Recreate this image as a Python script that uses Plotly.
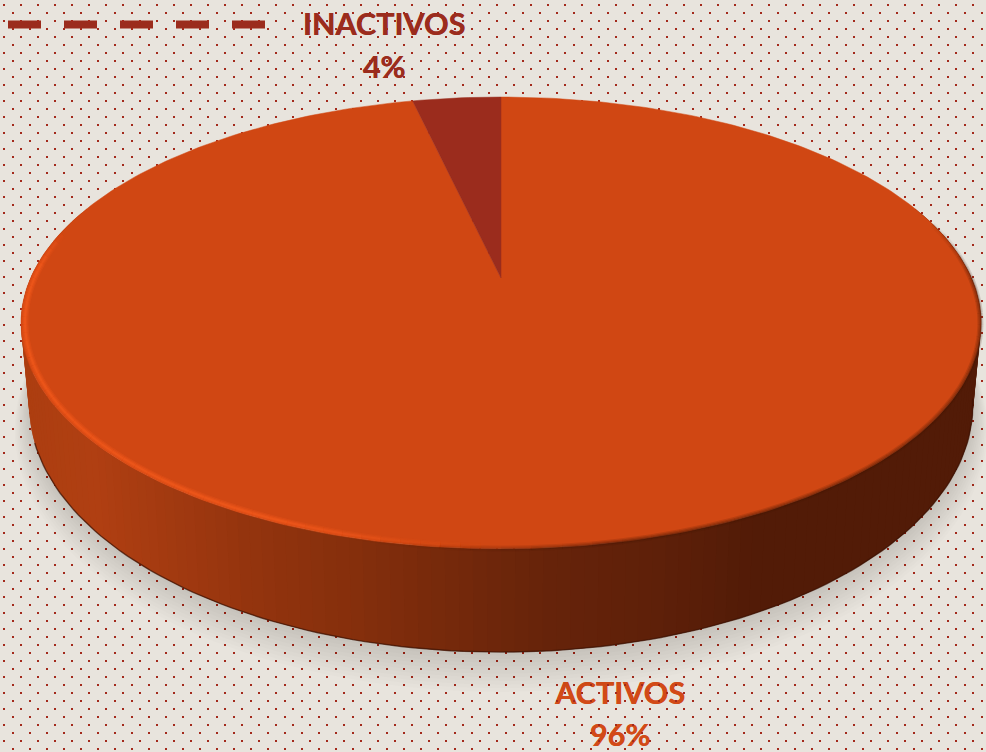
import numpy as np
import plotly.graph_objects as go

categories = ["ACTIVOS", "INACTIVOS"]
values = [96.4, 3.6]
slice_colors = ["#D04713", "#9B2C1D"]
text_colors = ["#D24A17", "#9B2C1D"]
wall_x = [20, 100, 250, 350, 450, 550, 650, 750, 990]
wall_r = [172, 176, 148, 134, 117, 102, 95, 82, 82]
wall_g = [62, 63, 52, 47, 41, 35, 32, 27, 27]
wall_b = [16, 18, 14, 12, 11, 10, 9, 7, 7]

W, H = 986, 752
BG = "#E8E4DD"
CX, Y0, A, B, K = 501.0, 278.0, 470.4, 217.0, 0.199
SX, SY, Y0B = 0.983, 1.093, 356.0


def top(t, r=1.0):
    u, v = r * np.sin(t), r * np.cos(t)
    w = 1 + K * v
    return CX + A * u / w, Y0 - B * v / w


def bottom(t, grow=0.0):
    u, v = np.sin(t), np.cos(t)
    w = 1 + K * v
    return CX + (SX * A + grow) * u / w, Y0B - (SY * B + grow) * v / w


def poly(x, y, color, line=None, lw=0.0):
    return go.Scatter(
        x=list(x), y=list(y), mode="lines", fill="toself", fillcolor=color,
        line=dict(color=line or color, width=lw), hoverinfo="skip", showlegend=False,
    )


def seg(x, y, color, width):
    return go.Scatter(
        x=list(x), y=list(y), mode="lines", line=dict(color=color, width=width),
        hoverinfo="skip", showlegend=False,
    )


def alpha(v):
    return round(float(np.clip(v, 0.0, 1.0)), 3)


fig = go.Figure()
total = sum(values)
pct = [f"{round(100 * v / total)}%" for v in values]

# labels (under the dot pattern)
fig.add_trace(go.Scatter(
    x=[620, 620], y=[696, 738], mode="text", text=[categories[0], pct[0]],
    textposition="middle center",
    textfont=dict(family="Lato", size=30.5, color=text_colors[0], weight="bold",
                  shadow=f"0.5px 0 0 {text_colors[0]}"),
    hoverinfo="skip", showlegend=False))
fig.add_trace(go.Scatter(
    x=[384, 384], y=[27, 70], mode="text", text=[categories[1], pct[1]],
    textposition="middle center",
    textfont=dict(family="Lato", size=30.5, color=text_colors[1], weight="bold",
                  shadow=f"0.5px 0 0 {text_colors[1]}"),
    hoverinfo="skip", showlegend=False))

# leader line
fig.add_trace(go.Scatter(
    x=[8, 265], y=[24.5, 24.5], mode="lines",
    line=dict(color="#9B2C1D", width=8, dash="33px,23px"),
    hoverinfo="skip", showlegend=False))

# dot pattern
dx, dy = [], []
for k in range(48):
    for off, y in ((4.0, 5.0 + 16 * k), (13.0, 13.0 + 16 * k)):
        xs = off + 17 * np.arange(59)
        dx.extend(xs.tolist())
        dy.extend([y] * len(xs))
fig.add_trace(go.Scatter(
    x=dx, y=dy, mode="markers",
    marker=dict(symbol="square", size=2, color="#A32A1C", line=dict(width=0)),
    hoverinfo="skip", showlegend=False))

# soft shadow
tt = np.linspace(0, 2 * np.pi, 241)
for i in range(11):
    g = 1.3 * (11 - i)
    sx, sy = bottom(tt, g)
    fig.add_trace(poly(sx, np.array(sy) + 2.0 * (11 - i), "rgba(0,0,0,0.012)"))

# side wall: overlapping strips painted left to right, shaded by position
edges = np.radians(np.linspace(290, 70, 161))
for a, b, c2 in zip(edges[:-2], edges[1:-1], edges[2:]):
    t2 = np.array([a, c2])
    tx, ty = top(t2)
    bx, by = bottom(t2)
    xm = float(bottom(np.array([a, b]))[0].mean())
    c = "rgb({:.0f},{:.0f},{:.0f})".format(
        np.interp(xm, wall_x, wall_r), np.interp(xm, wall_x, wall_g), np.interp(xm, wall_x, wall_b))
    fig.add_trace(poly([tx[0], tx[1], bx[1], bx[0]], [ty[0], ty[1], by[1], by[0]], c, c, 0))

# dark foot of the wall
ft = np.radians(np.linspace(100, 250, 121))
fx, fy = bottom(ft)
fig.add_trace(seg(fx, fy, "rgba(60,18,4,0.7)", 1.4))

# top face: slices computed from the values
start = 0.0
for v, c in zip(values, slice_colors):
    end = start + 2 * np.pi * v / total
    t = np.linspace(start, end, max(3, int(360 * v / total)))
    x, y = top(t)
    fig.add_trace(poly([CX, *x, CX], [Y0, *y, Y0], c, c, 0.5))
    start = end

# dark blur on the right and front rim
dark = np.radians(np.linspace(72, 195, 42))
for (r, col, wd) in ((0.999, 0.16, 6), (0.999, 0.22, 3.5), (1.0, 0.3, 1.5)):
    for a, b in zip(dark[:-1], dark[1:]):
        fade = min(1.0, (np.degrees(a) - 72) / 18) * min(1.0, (195 - np.degrees(b)) / 25 + 0.01)
        x, y = top(np.array([a, b]), r)
        fig.add_trace(seg(x, y, f"rgba(70,22,6,{alpha(col * fade)})", wd))

# bright rim on the left and front
lit = np.radians(np.linspace(180, 282, 52))
for (r, col, wd) in ((0.992, 0.22, 7), (0.992, 0.3, 4.5), (0.992, 0.4, 2)):
    for a, b in zip(lit[:-1], lit[1:]):
        d = np.degrees(a)
        fade = min(1.0, (d - 180) / 22) * min(1.0, (282 - d) / 10)
        x, y = top(np.array([a, b]), r)
        fig.add_trace(seg(x, y, f"rgba(250,92,30,{alpha(col * fade)})", wd))

fig.update_layout(
    width=W, height=H, margin=dict(l=0, r=0, t=0, b=0),
    paper_bgcolor=BG, plot_bgcolor=BG, showlegend=False,
    xaxis=dict(range=[0, W], visible=False, fixedrange=True),
    yaxis=dict(range=[H, 0], visible=False, fixedrange=True),
)
fig.write_html(
    "out.html", config=dict(displayModeBar=False),
    post_script="document.body.style.margin='0';document.body.style.overflow='hidden';"
                "document.body.style.background='" + BG + "';",
)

+ + + + +

■ **THE EXERCISE**
Take the lines from the start of the material to the line with "wall_b = [16, 18, 14, 12, 11, 10, 9, 7, 7]", both included, and transcribe them exactly without the pictures.

■ **FULL SOLUTION**
Recreate this image as a Python script that uses Plotly.
import numpy as np
import plotly.graph_objects as go

categories = ["ACTIVOS", "INACTIVOS"]
values = [96.4, 3.6]
slice_colors = ["#D04713", "#9B2C1D"]
text_colors = ["#D24A17", "#9B2C1D"]
wall_x = [20, 100, 250, 350, 450, 550, 650, 750, 990]
wall_r = [172, 176, 148, 134, 117, 102, 95, 82, 82]
wall_g = [62, 63, 52, 47, 41, 35, 32, 27, 27]
wall_b = [16, 18, 14, 12, 11, 10, 9, 7, 7]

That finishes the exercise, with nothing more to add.